▸ DATASET ROWS:

** BEGIN **

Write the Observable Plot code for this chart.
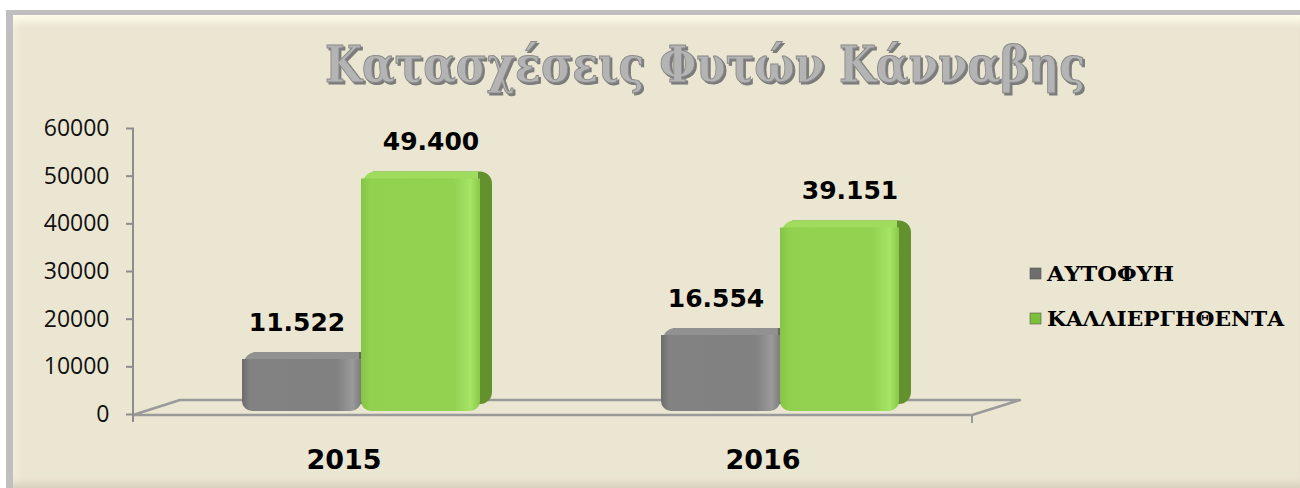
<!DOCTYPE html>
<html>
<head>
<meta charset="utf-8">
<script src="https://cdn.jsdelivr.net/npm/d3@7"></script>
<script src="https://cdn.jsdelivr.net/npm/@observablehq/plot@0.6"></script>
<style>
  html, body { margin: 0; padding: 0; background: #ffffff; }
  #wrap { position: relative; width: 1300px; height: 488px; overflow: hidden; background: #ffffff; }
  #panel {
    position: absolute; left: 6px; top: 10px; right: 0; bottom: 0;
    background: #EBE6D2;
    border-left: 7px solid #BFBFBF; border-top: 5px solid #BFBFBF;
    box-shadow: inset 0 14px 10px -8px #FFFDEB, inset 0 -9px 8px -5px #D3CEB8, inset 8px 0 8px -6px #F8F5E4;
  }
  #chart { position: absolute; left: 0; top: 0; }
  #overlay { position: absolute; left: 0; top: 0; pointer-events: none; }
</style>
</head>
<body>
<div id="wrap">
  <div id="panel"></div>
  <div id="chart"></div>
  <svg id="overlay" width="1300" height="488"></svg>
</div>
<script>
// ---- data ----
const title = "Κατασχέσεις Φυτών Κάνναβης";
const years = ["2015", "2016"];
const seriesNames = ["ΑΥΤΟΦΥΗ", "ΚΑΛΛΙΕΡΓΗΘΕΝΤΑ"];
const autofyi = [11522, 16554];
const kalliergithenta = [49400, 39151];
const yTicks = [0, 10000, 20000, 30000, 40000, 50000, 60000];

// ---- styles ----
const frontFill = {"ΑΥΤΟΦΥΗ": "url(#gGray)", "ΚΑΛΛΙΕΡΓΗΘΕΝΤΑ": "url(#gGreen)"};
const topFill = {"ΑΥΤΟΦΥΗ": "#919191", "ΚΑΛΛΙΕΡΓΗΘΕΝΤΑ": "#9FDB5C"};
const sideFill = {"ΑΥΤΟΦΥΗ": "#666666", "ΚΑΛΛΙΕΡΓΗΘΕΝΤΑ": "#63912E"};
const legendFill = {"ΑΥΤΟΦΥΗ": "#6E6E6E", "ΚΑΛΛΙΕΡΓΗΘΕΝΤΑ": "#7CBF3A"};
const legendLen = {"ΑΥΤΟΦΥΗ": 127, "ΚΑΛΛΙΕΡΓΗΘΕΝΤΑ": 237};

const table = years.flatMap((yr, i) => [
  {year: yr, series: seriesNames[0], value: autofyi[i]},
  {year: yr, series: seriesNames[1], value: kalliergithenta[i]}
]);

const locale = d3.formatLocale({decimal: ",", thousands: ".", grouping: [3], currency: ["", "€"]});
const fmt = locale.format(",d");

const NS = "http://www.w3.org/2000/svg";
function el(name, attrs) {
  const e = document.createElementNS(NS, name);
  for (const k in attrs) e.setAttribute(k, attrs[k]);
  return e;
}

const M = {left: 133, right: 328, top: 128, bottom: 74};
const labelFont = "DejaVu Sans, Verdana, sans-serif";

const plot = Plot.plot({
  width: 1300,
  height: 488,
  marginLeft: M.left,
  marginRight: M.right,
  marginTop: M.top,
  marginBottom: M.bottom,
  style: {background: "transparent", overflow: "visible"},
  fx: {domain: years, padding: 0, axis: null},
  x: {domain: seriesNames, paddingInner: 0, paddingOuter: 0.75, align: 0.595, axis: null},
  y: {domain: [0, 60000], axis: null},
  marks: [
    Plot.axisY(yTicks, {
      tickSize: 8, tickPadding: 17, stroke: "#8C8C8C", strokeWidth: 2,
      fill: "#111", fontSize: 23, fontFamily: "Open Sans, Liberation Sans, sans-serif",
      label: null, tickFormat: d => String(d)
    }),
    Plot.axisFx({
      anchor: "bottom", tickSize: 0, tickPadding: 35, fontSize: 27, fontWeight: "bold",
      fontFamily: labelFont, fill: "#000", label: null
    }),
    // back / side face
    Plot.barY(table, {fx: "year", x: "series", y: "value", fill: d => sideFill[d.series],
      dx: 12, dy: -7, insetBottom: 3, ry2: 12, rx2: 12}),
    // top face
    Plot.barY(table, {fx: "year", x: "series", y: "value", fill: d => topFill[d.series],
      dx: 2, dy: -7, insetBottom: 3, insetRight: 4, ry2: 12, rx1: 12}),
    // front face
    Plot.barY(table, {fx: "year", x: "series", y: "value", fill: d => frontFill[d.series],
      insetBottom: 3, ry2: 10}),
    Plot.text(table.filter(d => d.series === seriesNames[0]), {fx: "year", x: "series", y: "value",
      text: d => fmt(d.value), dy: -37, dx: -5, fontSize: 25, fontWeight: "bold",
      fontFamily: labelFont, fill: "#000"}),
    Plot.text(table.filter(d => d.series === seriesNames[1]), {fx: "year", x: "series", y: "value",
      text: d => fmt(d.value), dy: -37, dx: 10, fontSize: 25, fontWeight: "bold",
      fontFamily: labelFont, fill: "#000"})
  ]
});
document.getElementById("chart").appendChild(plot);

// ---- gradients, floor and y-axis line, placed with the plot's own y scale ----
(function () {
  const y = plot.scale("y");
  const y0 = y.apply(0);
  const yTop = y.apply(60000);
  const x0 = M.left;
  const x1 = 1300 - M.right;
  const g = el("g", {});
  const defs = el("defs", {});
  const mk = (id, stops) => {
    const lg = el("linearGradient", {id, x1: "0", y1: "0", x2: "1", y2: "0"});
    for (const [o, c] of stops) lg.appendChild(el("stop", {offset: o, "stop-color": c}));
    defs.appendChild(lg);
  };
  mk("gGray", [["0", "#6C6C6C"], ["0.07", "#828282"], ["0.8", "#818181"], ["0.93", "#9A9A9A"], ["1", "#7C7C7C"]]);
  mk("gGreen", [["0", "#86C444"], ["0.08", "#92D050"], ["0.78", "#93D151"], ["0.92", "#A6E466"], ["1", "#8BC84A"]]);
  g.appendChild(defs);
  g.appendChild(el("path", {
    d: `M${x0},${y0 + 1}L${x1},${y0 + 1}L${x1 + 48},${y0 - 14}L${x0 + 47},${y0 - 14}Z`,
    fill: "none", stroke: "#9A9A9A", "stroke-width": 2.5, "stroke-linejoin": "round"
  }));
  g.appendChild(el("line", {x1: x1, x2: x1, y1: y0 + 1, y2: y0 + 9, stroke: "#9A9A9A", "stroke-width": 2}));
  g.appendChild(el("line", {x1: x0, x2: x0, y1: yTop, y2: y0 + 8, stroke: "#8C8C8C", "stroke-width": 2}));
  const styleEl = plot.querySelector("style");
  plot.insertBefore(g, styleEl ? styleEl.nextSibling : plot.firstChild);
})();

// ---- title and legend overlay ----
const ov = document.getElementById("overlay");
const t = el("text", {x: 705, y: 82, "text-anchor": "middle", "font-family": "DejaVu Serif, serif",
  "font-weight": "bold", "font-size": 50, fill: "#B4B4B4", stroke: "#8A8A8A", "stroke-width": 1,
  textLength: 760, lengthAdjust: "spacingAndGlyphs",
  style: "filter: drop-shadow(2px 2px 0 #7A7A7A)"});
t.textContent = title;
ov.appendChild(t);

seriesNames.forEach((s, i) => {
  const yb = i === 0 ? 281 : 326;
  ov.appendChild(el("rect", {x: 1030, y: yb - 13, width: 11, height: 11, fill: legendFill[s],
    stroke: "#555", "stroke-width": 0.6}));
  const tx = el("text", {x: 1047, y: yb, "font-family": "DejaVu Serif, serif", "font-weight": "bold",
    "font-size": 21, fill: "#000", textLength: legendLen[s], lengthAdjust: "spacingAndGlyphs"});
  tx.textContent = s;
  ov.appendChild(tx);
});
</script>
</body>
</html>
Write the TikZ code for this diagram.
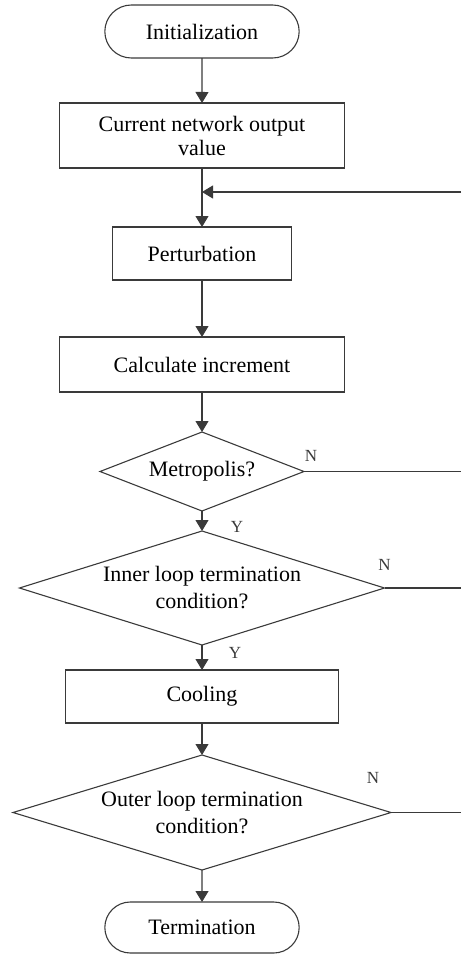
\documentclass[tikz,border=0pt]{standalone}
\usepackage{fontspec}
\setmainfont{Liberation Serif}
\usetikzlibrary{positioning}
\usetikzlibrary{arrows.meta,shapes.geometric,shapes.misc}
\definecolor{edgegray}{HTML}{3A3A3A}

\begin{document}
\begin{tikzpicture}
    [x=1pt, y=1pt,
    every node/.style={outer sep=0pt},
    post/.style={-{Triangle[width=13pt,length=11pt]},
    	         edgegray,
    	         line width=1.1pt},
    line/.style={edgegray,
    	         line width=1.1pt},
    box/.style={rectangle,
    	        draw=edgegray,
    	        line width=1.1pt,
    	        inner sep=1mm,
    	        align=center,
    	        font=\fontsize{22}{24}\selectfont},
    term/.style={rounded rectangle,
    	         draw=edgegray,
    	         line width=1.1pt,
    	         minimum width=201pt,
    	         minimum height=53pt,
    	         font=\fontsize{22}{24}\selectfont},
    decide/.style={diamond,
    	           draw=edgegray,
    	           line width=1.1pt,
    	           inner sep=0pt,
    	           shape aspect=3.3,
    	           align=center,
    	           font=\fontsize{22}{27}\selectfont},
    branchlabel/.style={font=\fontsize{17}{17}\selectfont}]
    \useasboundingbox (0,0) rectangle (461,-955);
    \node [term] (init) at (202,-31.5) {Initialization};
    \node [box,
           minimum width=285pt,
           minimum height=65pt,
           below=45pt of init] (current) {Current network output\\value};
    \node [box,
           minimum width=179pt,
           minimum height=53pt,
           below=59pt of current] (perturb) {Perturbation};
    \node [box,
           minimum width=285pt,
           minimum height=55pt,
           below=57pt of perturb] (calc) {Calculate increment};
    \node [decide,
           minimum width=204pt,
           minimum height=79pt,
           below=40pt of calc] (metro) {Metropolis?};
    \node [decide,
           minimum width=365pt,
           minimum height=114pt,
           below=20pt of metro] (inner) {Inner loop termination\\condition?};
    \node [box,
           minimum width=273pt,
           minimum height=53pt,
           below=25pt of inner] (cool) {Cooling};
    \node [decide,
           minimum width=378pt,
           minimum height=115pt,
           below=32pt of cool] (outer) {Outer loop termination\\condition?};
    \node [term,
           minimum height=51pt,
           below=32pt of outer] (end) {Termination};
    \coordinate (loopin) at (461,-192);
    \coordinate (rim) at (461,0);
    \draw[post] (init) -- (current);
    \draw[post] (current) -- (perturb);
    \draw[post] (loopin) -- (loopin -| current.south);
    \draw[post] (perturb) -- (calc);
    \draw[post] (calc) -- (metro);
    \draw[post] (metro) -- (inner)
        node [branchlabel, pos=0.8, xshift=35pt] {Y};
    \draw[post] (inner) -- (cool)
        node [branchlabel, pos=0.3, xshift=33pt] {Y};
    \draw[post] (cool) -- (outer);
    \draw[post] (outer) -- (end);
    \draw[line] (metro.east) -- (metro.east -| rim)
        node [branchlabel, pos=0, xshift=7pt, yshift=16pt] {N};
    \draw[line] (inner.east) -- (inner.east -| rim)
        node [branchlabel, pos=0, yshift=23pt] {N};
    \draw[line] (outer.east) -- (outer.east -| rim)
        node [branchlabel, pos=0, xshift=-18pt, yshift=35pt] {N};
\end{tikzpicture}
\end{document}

** END **

▸ SHORT PROBLEM: Report every line containing the word "code" from the listing above.

▸ TASK SOLUTION:
Write the Observable Plot code for this chart.
Write the TikZ code for this diagram.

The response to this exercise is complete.